Pressing the PartyBoost key on the speaker, if music is playing, the speaker enters the Transient Mode and begins to switch to the Broadcaster Mode. Prior to entering the Broadcaster Mode, If the Receiver role has been initialized already, it destroys the Receiver Role first. After destroyed successfully, the Broadcaster role will be initialized then. If the Broadcaster role has been initialized already, then the speaker configures the Broadcaster. Otherwise once Configure Confirm event is received, it starts broadcaster. Once Start Confirm event is received, the speaker enters the Broadcaster Mode.

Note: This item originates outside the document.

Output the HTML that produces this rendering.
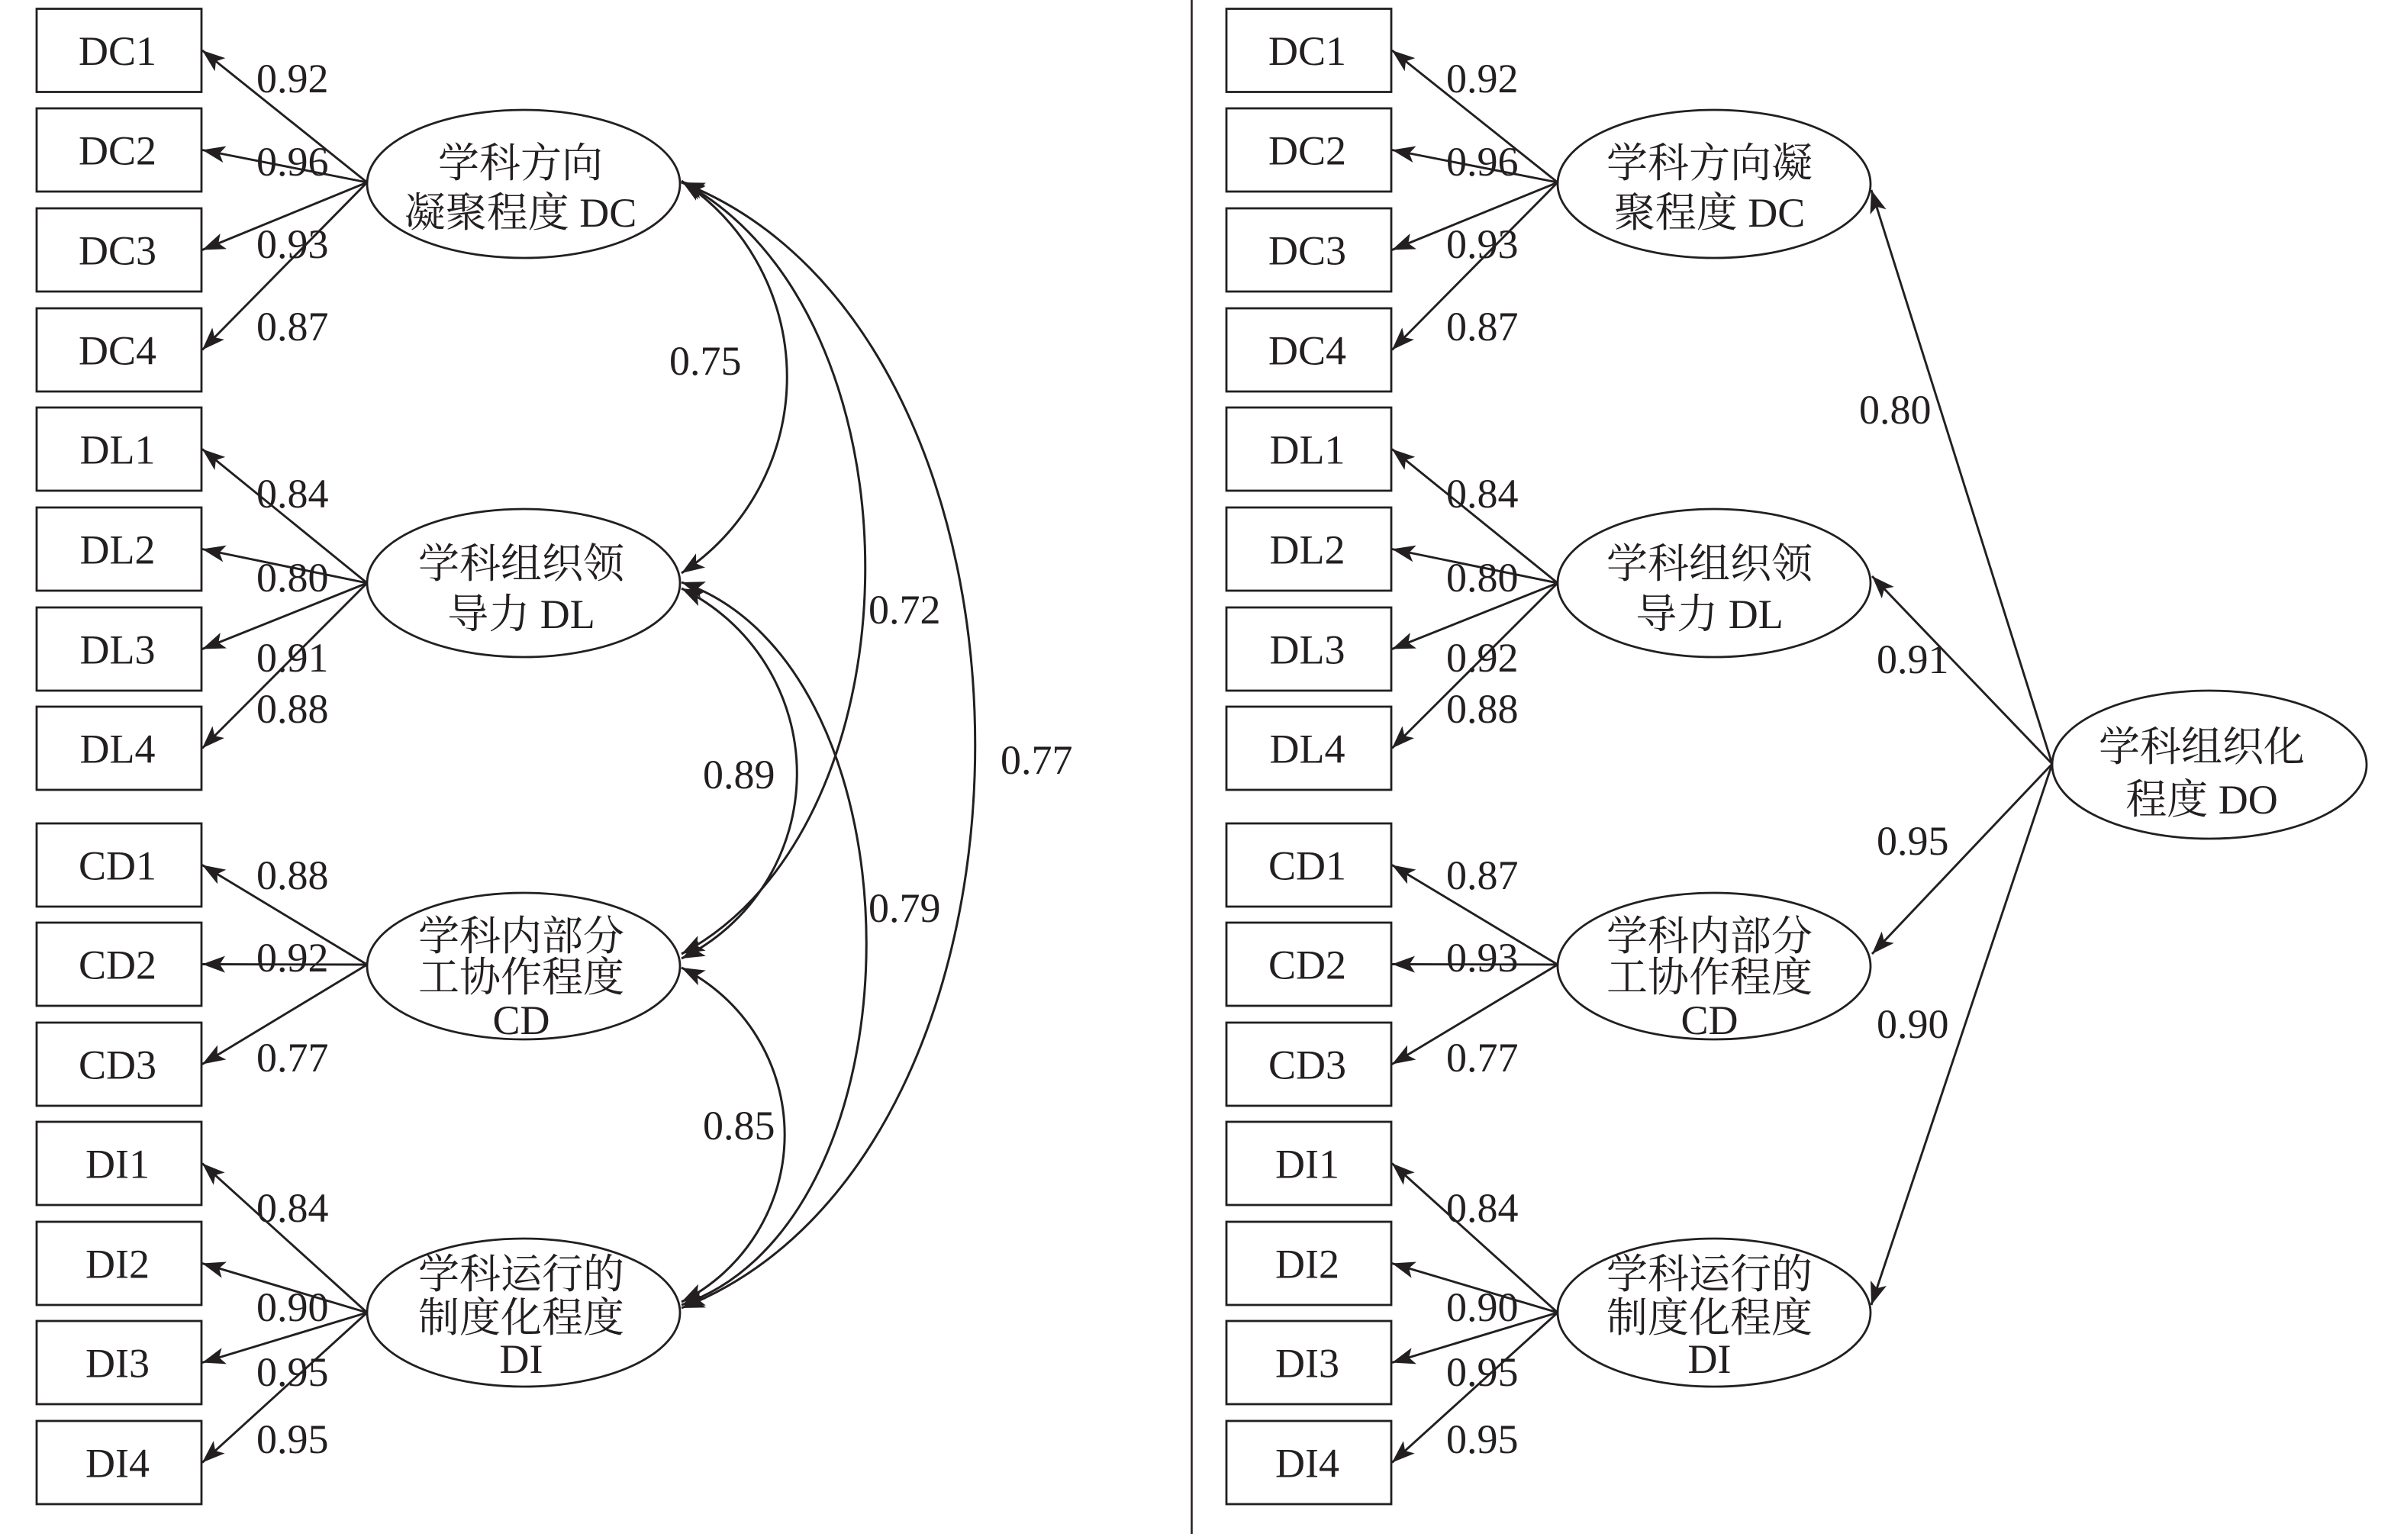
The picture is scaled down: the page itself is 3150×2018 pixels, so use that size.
<!DOCTYPE html>
<html>
<head>
<meta charset="utf-8">
<style>
html,body{margin:0;padding:0;background:#fff;}
svg{display:block;}
text{font-family:"Liberation Serif","Noto Serif CJK SC","Noto Serif CJK JP",serif;font-size:54px;fill:#231f20;}
</style>
</head>
<body>
<svg width="3150" height="2018" viewBox="0 0 3150 2018" xmlns="http://www.w3.org/2000/svg">
<defs>
<marker id="ah" viewBox="0 -12 32 24" refX="30" refY="0" markerWidth="32" markerHeight="24" markerUnits="userSpaceOnUse" orient="auto-start-reverse">
<path d="M30,0 L0,-11 L7,0 L0,11 Z" fill="#231f20"/>
</marker>
</defs>
<rect x="0" y="0" width="3150" height="2018" fill="#fff"/>

<!-- divider -->
<line x1="1561.5" y1="0" x2="1561.5" y2="2010" stroke="#231f20" stroke-width="2.5"/>

<g fill="#fff" stroke="#231f20" stroke-width="2.8">
<!-- left boxes -->
<rect x="48" y="11.5" width="216" height="109"/>
<rect x="48" y="142" width="216" height="109"/>
<rect x="48" y="273" width="216" height="109"/>
<rect x="48" y="404" width="216" height="109"/>
<rect x="48" y="534" width="216" height="109"/>
<rect x="48" y="665" width="216" height="109"/>
<rect x="48" y="796" width="216" height="109"/>
<rect x="48" y="926" width="216" height="109"/>
<rect x="48" y="1079" width="216" height="109"/>
<rect x="48" y="1209" width="216" height="109"/>
<rect x="48" y="1340" width="216" height="109"/>
<rect x="48" y="1470" width="216" height="109"/>
<rect x="48" y="1601" width="216" height="109"/>
<rect x="48" y="1731" width="216" height="109"/>
<rect x="48" y="1862" width="216" height="109"/>
<!-- right boxes -->
<rect x="1607" y="11.5" width="216" height="109"/>
<rect x="1607" y="142" width="216" height="109"/>
<rect x="1607" y="273" width="216" height="109"/>
<rect x="1607" y="404" width="216" height="109"/>
<rect x="1607" y="534" width="216" height="109"/>
<rect x="1607" y="665" width="216" height="109"/>
<rect x="1607" y="796" width="216" height="109"/>
<rect x="1607" y="926" width="216" height="109"/>
<rect x="1607" y="1079" width="216" height="109"/>
<rect x="1607" y="1209" width="216" height="109"/>
<rect x="1607" y="1340" width="216" height="109"/>
<rect x="1607" y="1470" width="216" height="109"/>
<rect x="1607" y="1601" width="216" height="109"/>
<rect x="1607" y="1731" width="216" height="109"/>
<rect x="1607" y="1862" width="216" height="109"/>
<!-- ellipses -->
<ellipse cx="686" cy="241" rx="205" ry="97"/>
<ellipse cx="686" cy="764" rx="205" ry="97"/>
<ellipse cx="686" cy="1266" rx="205" ry="96"/>
<ellipse cx="686" cy="1720" rx="205" ry="97"/>
<ellipse cx="2246" cy="241" rx="205" ry="97"/>
<ellipse cx="2246" cy="764" rx="205" ry="97"/>
<ellipse cx="2246" cy="1266" rx="205" ry="96"/>
<ellipse cx="2246" cy="1720" rx="205" ry="97"/>
<ellipse cx="2895" cy="1002" rx="206" ry="97"/>
</g>

<g fill="none" stroke="#231f20" stroke-width="2.9" marker-end="url(#ah)">
<!-- left loadings -->
<line x1="481" y1="239" x2="265" y2="66"/>
<line x1="481" y1="239" x2="265" y2="196.5"/>
<line x1="481" y1="239" x2="265" y2="327.5"/>
<line x1="481" y1="239" x2="265" y2="458.5"/>
<line x1="481" y1="764" x2="265" y2="588.5"/>
<line x1="481" y1="764" x2="265" y2="719.5"/>
<line x1="481" y1="764" x2="265" y2="850.5"/>
<line x1="481" y1="764" x2="265" y2="980.5"/>
<line x1="481" y1="1264" x2="265" y2="1133.5"/>
<line x1="481" y1="1264" x2="265" y2="1263.5"/>
<line x1="481" y1="1264" x2="265" y2="1394.5"/>
<line x1="481" y1="1720" x2="265" y2="1524.5"/>
<line x1="481" y1="1720" x2="265" y2="1655.5"/>
<line x1="481" y1="1720" x2="265" y2="1785.5"/>
<line x1="481" y1="1720" x2="265" y2="1916.5"/>
<!-- right loadings -->
<line x1="2041" y1="239" x2="1824" y2="66"/>
<line x1="2041" y1="239" x2="1824" y2="196.5"/>
<line x1="2041" y1="239" x2="1824" y2="327.5"/>
<line x1="2041" y1="239" x2="1824" y2="458.5"/>
<line x1="2041" y1="764" x2="1824" y2="588.5"/>
<line x1="2041" y1="764" x2="1824" y2="719.5"/>
<line x1="2041" y1="764" x2="1824" y2="850.5"/>
<line x1="2041" y1="764" x2="1824" y2="980.5"/>
<line x1="2041" y1="1264" x2="1824" y2="1133.5"/>
<line x1="2041" y1="1264" x2="1824" y2="1263.5"/>
<line x1="2041" y1="1264" x2="1824" y2="1394.5"/>
<line x1="2041" y1="1720" x2="1824" y2="1524.5"/>
<line x1="2041" y1="1720" x2="1824" y2="1655.5"/>
<line x1="2041" y1="1720" x2="1824" y2="1785.5"/>
<line x1="2041" y1="1720" x2="1824" y2="1916.5"/>
<!-- DO paths -->
<line x1="2689" y1="1001" x2="2452" y2="249"/>
<line x1="2689" y1="1001" x2="2453" y2="755"/>
<line x1="2689" y1="1001" x2="2453" y2="1250"/>
<line x1="2689" y1="1001" x2="2452" y2="1710"/>
</g>

<!-- correlation curves (double headed) -->
<g fill="none" stroke="#231f20" stroke-width="3" marker-start="url(#ah)" marker-end="url(#ah)">
<path d="M 893 237 A 308 308 0 0 1 893 751"/>
<path d="M 893 238 C 1214 408, 1214 1080, 893 1250"/>
<path d="M 893 239 C 1406 439, 1406 1514, 893 1714"/>
<path d="M 893 771 A 270 270 0 0 1 893 1256"/>
<path d="M 893 763 C 1216 873, 1216 1600, 893 1710"/>
<path d="M 893 1268 A 245 245 0 0 1 893 1706"/>
</g>

<!-- box labels -->
<g text-anchor="middle">
<text x="154" y="85">DC1</text>
<text x="154" y="215.5">DC2</text>
<text x="154" y="346.5">DC3</text>
<text x="154" y="477.5">DC4</text>
<text x="154" y="607.5">DL1</text>
<text x="154" y="738.5">DL2</text>
<text x="154" y="869.5">DL3</text>
<text x="154" y="999.5">DL4</text>
<text x="154" y="1152.5">CD1</text>
<text x="154" y="1282.5">CD2</text>
<text x="154" y="1413.5">CD3</text>
<text x="154" y="1543.5">DI1</text>
<text x="154" y="1674.5">DI2</text>
<text x="154" y="1804.5">DI3</text>
<text x="154" y="1935.5">DI4</text>

<text x="1713" y="85">DC1</text>
<text x="1713" y="215.5">DC2</text>
<text x="1713" y="346.5">DC3</text>
<text x="1713" y="477.5">DC4</text>
<text x="1713" y="607.5">DL1</text>
<text x="1713" y="738.5">DL2</text>
<text x="1713" y="869.5">DL3</text>
<text x="1713" y="999.5">DL4</text>
<text x="1713" y="1152.5">CD1</text>
<text x="1713" y="1282.5">CD2</text>
<text x="1713" y="1413.5">CD3</text>
<text x="1713" y="1543.5">DI1</text>
<text x="1713" y="1674.5">DI2</text>
<text x="1713" y="1804.5">DI3</text>
<text x="1713" y="1935.5">DI4</text>

<!-- ellipse labels left -->
<text x="682" y="232">学科方向</text>
<text x="682" y="297">凝聚程度 DC</text>
<text x="683" y="757">学科组织领</text>
<text x="683" y="823">导力 DL</text>
<text x="683" y="1245">学科内部分</text>
<text x="683" y="1299">工协作程度</text>
<text x="683" y="1355">CD</text>
<text x="683" y="1688">学科运行的</text>
<text x="683" y="1745">制度化程度</text>
<text x="683" y="1799">DI</text>

<!-- ellipse labels right -->
<text x="2240" y="232">学科方向凝</text>
<text x="2240" y="297">聚程度 DC</text>
<text x="2240" y="757">学科组织领</text>
<text x="2240" y="823">导力 DL</text>
<text x="2240" y="1245">学科内部分</text>
<text x="2240" y="1299">工协作程度</text>
<text x="2240" y="1355">CD</text>
<text x="2240" y="1688">学科运行的</text>
<text x="2240" y="1745">制度化程度</text>
<text x="2240" y="1799">DI</text>

<text x="2885" y="997">学科组织化</text>
<text x="2885" y="1066">程度 DO</text>
</g>

<!-- loading values -->
<g>
<text x="336" y="121">0.92</text>
<text x="336" y="230">0.96</text>
<text x="336" y="338">0.93</text>
<text x="336" y="446">0.87</text>
<text x="336" y="665">0.84</text>
<text x="336" y="775">0.80</text>
<text x="336" y="880">0.91</text>
<text x="336" y="947">0.88</text>
<text x="336" y="1165">0.88</text>
<text x="336" y="1273">0.92</text>
<text x="336" y="1404">0.77</text>
<text x="336" y="1601">0.84</text>
<text x="336" y="1731">0.90</text>
<text x="336" y="1816">0.95</text>
<text x="336" y="1904">0.95</text>

<text x="1895" y="121">0.92</text>
<text x="1895" y="230">0.96</text>
<text x="1895" y="338">0.93</text>
<text x="1895" y="446">0.87</text>
<text x="1895" y="665">0.84</text>
<text x="1895" y="775">0.80</text>
<text x="1895" y="880">0.92</text>
<text x="1895" y="947">0.88</text>
<text x="1895" y="1165">0.87</text>
<text x="1895" y="1273">0.93</text>
<text x="1895" y="1404">0.77</text>
<text x="1895" y="1601">0.84</text>
<text x="1895" y="1731">0.90</text>
<text x="1895" y="1816">0.95</text>
<text x="1895" y="1904">0.95</text>

<!-- correlations -->
<text x="877" y="491">0.75</text>
<text x="1138" y="817">0.72</text>
<text x="1311" y="1014">0.77</text>
<text x="921" y="1033">0.89</text>
<text x="1138" y="1208">0.79</text>
<text x="921" y="1493">0.85</text>

<!-- DO paths -->
<text x="2436" y="555">0.80</text>
<text x="2459" y="882">0.91</text>
<text x="2459" y="1120">0.95</text>
<text x="2459" y="1360">0.90</text>
</g>
</svg>
</body>
</html>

Pressing the PartyBoost key on the speaker, the speaker will exit the Broadcaster Mode. It enters the Transient Mode and stops broadcasting. Once Stop Confirm event is received, the speaker goes to the Normal Mode.

If the speaker starts playing the A2DP music in the Receiver Mode, it will switch to the Broadcaster Mode automatically. The audio stream coming in via A2DP means that a Bluetooth connection to this speaker has been established, such as to a smart device playing the A2DP audio stream.

To switch the speaker to the Broadcaster Mode from the Receiver Mode, the speaker enters the Transient Mode first and destroys the Receiver role. Once DestroyConfirm event is received, then the speaker initializes the Broadcaster role. The remaining steps are the same as switching from Normal Mode to Broadcaster Mode.

If the speaker in Broadcaster Mode stops playing the A2DP music, it will switch to the Receiver Mode automatically.

Claim 1:
A Bluetooth speaker with a broadcasting mode configured to
work in a normal mode as a standalone speaker playing music by default when turned on; and
when switching into the broadcasting mode:
play a broadcaster role of a master mode when successfully paired with a smart device with Advanced Audio Distribution Profile, A2DP, audio streaming, wherein
as long as the smart device continues to play music, the speaker reproduces and rebroadcasts the audio streaming to multiple salve Bluetooth speakers; and
play a receiver role of a slave mode when either not paired with any smart device or paired with smart device without any audio streaming,
wherein the Bluetooth speaker is configured to automatically switch its role from the slave mode to the master mode when there is the A2DP audio stream coming in and to automatically switch its role from the master mode to the slave mode when the A2DP audio stream stops.